Exercise description: Extract the full listing verbatim and drop any pictures from your copy.

Data lines:

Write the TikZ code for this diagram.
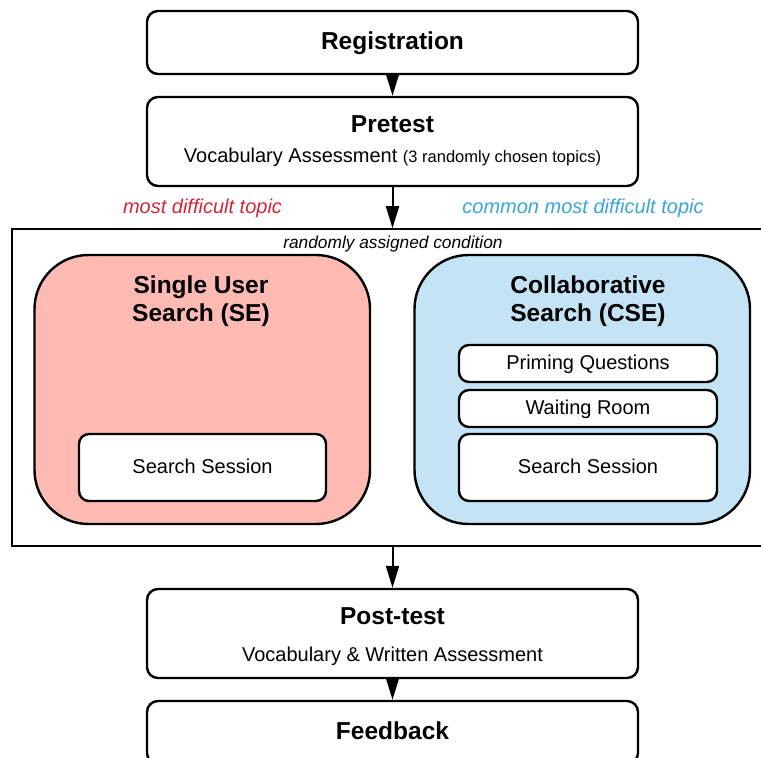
\documentclass[tikz,border=0pt]{standalone}
\usepackage{fontspec}
\setmainfont{Liberation Sans}
\usepackage{xcolor}
\usepackage{tikz}
\usetikzlibrary{arrows.meta,positioning}
\definecolor{ink}{HTML}{000000}
\definecolor{sepink}{HTML}{FFBBB3}
\definecolor{cseblue}{HTML}{C4E3F4}
\definecolor{topicred}{HTML}{D1273A}
\definecolor{topicblue}{HTML}{3BA3DE}
\tikzset{
  >={Triangle[length=22pt,width=13pt]},
  flow/.style={->,line width=2pt,draw=ink},
  stage/.style={draw=ink,line width=2.4pt,rounded corners=11pt,minimum width=491pt,
                inner sep=0pt,font=\fontsize{24.5}{29}\selectfont\bfseries,
                text height=18pt,text depth=5pt},
  condbox/.style={draw=ink,line width=1.6pt,minimum width=761pt,minimum height=317pt},
  branch/.style={draw=ink,line width=2.4pt,rounded corners=54pt,minimum width=335.5pt,
                 minimum height=269pt},
  part/.style={draw=ink,line width=2.4pt,rounded corners=10pt,fill=white,inner sep=0pt,
               minimum width=258pt,font=\fontsize{20}{24}\selectfont,
               text height=14pt,text depth=3pt},
  headtext/.style={anchor=base,inner sep=0pt,align=center,
                   font=\fontsize{24.5}{28}\selectfont\bfseries},
  subtext/.style={anchor=base,inner sep=0pt,font=\fontsize{20}{24}\selectfont},
  topic/.style={anchor=base,inner sep=0pt,font=\fontsize{20}{24}\selectfont\itshape}
}

\begin{document}
\begin{tikzpicture}[x=1pt,y=-1pt]
  \useasboundingbox (0,0) rectangle (761,758);
  \clip (0,0) rectangle (761,758);

  % Stages before the search
  \node[stage,minimum height=63pt] (reg) at (392.5,42.5) {Registration};
  \node[stage,minimum height=89pt] (pre) at (392.5,141.5) {};
  \node[headtext] (pretitle) at (392.5,132) {Pretest};
  \node[subtext] (presub) at (392.5,162)
    {Vocabulary Assessment {\fontsize{16.5}{20}\selectfont(3 randomly chosen topics)}};

  \node[topic,text=topicred] (hardtopic) at (202.5,213) {most difficult topic};
  \node[topic,text=topicblue] (commontopic) at (583,213) {common most difficult topic};

  % Condition frame
  \node[condbox] (cond) at (392.5,387.5) {};
  \node[topic,font=\fontsize{17.3}{20}\selectfont\itshape] (condlabel) at (393,248)
    {randomly assigned condition};

  \node[branch,fill=sepink] (se) at (202.25,389.5) {};
  \node[headtext] (setitle) at (201,321) {Single User\\Search (SE)};
  \node[part,minimum height=67pt,minimum width=247pt] (sesearch) at (202.5,467.5) {Search Session};

  \node[branch,fill=cseblue] (cse) at (582.25,389.5) {};
  \node[headtext] (csetitle) at (588,321) {Collaborative\\Search (CSE)};
  \node[part,minimum height=37pt] (priming) at (588,363.5) {Priming Questions};
  \node[part,minimum height=37pt] (waiting) at (588,408.5) {Waiting Room};
  \node[part,minimum height=67pt] (csesearch) at (588,467.5) {Search Session};

  % Stages after the search
  \node[stage,minimum height=89pt] (post) at (392.5,633.5) {};
  \node[headtext] (posttitle) at (392.5,624) {Post-test};
  \node[subtext] (postsub) at (392.5,661) {Vocabulary \& Written Assessment};
  \node[stage,minimum height=63pt] (fb) at (392.5,732.5) {Feedback};

  \draw[flow] (reg) -- (pre);
  \draw[flow] (pre) -- (cond);
  \draw[flow] (cond) -- (post);
  \draw[flow] (post) -- (fb);
\end{tikzpicture}
\end{document}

Task response:
Write the TikZ code for this diagram.
\documentclass[tikz,border=0pt]{standalone}
\usepackage{fontspec}
\setmainfont{Liberation Sans}
\usepackage{xcolor}
\usepackage{tikz}
\usetikzlibrary{arrows.meta,positioning}
\definecolor{ink}{HTML}{000000}
\definecolor{sepink}{HTML}{FFBBB3}
\definecolor{cseblue}{HTML}{C4E3F4}
\definecolor{topicred}{HTML}{D1273A}
\definecolor{topicblue}{HTML}{3BA3DE}
\tikzset{
  >={Triangle[length=22pt,width=13pt]},
  flow/.style={->,line width=2pt,draw=ink},
  stage/.style={draw=ink,line width=2.4pt,rounded corners=11pt,minimum width=491pt,
                inner sep=0pt,font=\fontsize{24.5}{29}\selectfont\bfseries,
                text height=18pt,text depth=5pt},
  condbox/.style={draw=ink,line width=1.6pt,minimum width=761pt,minimum height=317pt},
  branch/.style={draw=ink,line width=2.4pt,rounded corners=54pt,minimum width=335.5pt,
                 minimum height=269pt},
  part/.style={draw=ink,line width=2.4pt,rounded corners=10pt,fill=white,inner sep=0pt,
               minimum width=258pt,font=\fontsize{20}{24}\selectfont,
               text height=14pt,text depth=3pt},
  headtext/.style={anchor=base,inner sep=0pt,align=center,
                   font=\fontsize{24.5}{28}\selectfont\bfseries},
  subtext/.style={anchor=base,inner sep=0pt,font=\fontsize{20}{24}\selectfont},
  topic/.style={anchor=base,inner sep=0pt,font=\fontsize{20}{24}\selectfont\itshape}
}

\begin{document}
\begin{tikzpicture}[x=1pt,y=-1pt]
  \useasboundingbox (0,0) rectangle (761,758);
  \clip (0,0) rectangle (761,758);

  % Stages before the search
  \node[stage,minimum height=63pt] (reg) at (392.5,42.5) {Registration};
  \node[stage,minimum height=89pt] (pre) at (392.5,141.5) {};
  \node[headtext] (pretitle) at (392.5,132) {Pretest};
  \node[subtext] (presub) at (392.5,162)
    {Vocabulary Assessment {\fontsize{16.5}{20}\selectfont(3 randomly chosen topics)}};

  \node[topic,text=topicred] (hardtopic) at (202.5,213) {most difficult topic};
  \node[topic,text=topicblue] (commontopic) at (583,213) {common most difficult topic};

  % Condition frame
  \node[condbox] (cond) at (392.5,387.5) {};
  \node[topic,font=\fontsize{17.3}{20}\selectfont\itshape] (condlabel) at (393,248)
    {randomly assigned condition};

  \node[branch,fill=sepink] (se) at (202.25,389.5) {};
  \node[headtext] (setitle) at (201,321) {Single User\\Search (SE)};
  \node[part,minimum height=67pt,minimum width=247pt] (sesearch) at (202.5,467.5) {Search Session};

  \node[branch,fill=cseblue] (cse) at (582.25,389.5) {};
  \node[headtext] (csetitle) at (588,321) {Collaborative\\Search (CSE)};
  \node[part,minimum height=37pt] (priming) at (588,363.5) {Priming Questions};
  \node[part,minimum height=37pt] (waiting) at (588,408.5) {Waiting Room};
  \node[part,minimum height=67pt] (csesearch) at (588,467.5) {Search Session};

  % Stages after the search
  \node[stage,minimum height=89pt] (post) at (392.5,633.5) {};
  \node[headtext] (posttitle) at (392.5,624) {Post-test};
  \node[subtext] (postsub) at (392.5,661) {Vocabulary \& Written Assessment};
  \node[stage,minimum height=63pt] (fb) at (392.5,732.5) {Feedback};

  \draw[flow] (reg) -- (pre);
  \draw[flow] (pre) -- (cond);
  \draw[flow] (cond) -- (post);
  \draw[flow] (post) -- (fb);
\end{tikzpicture}
\end{document}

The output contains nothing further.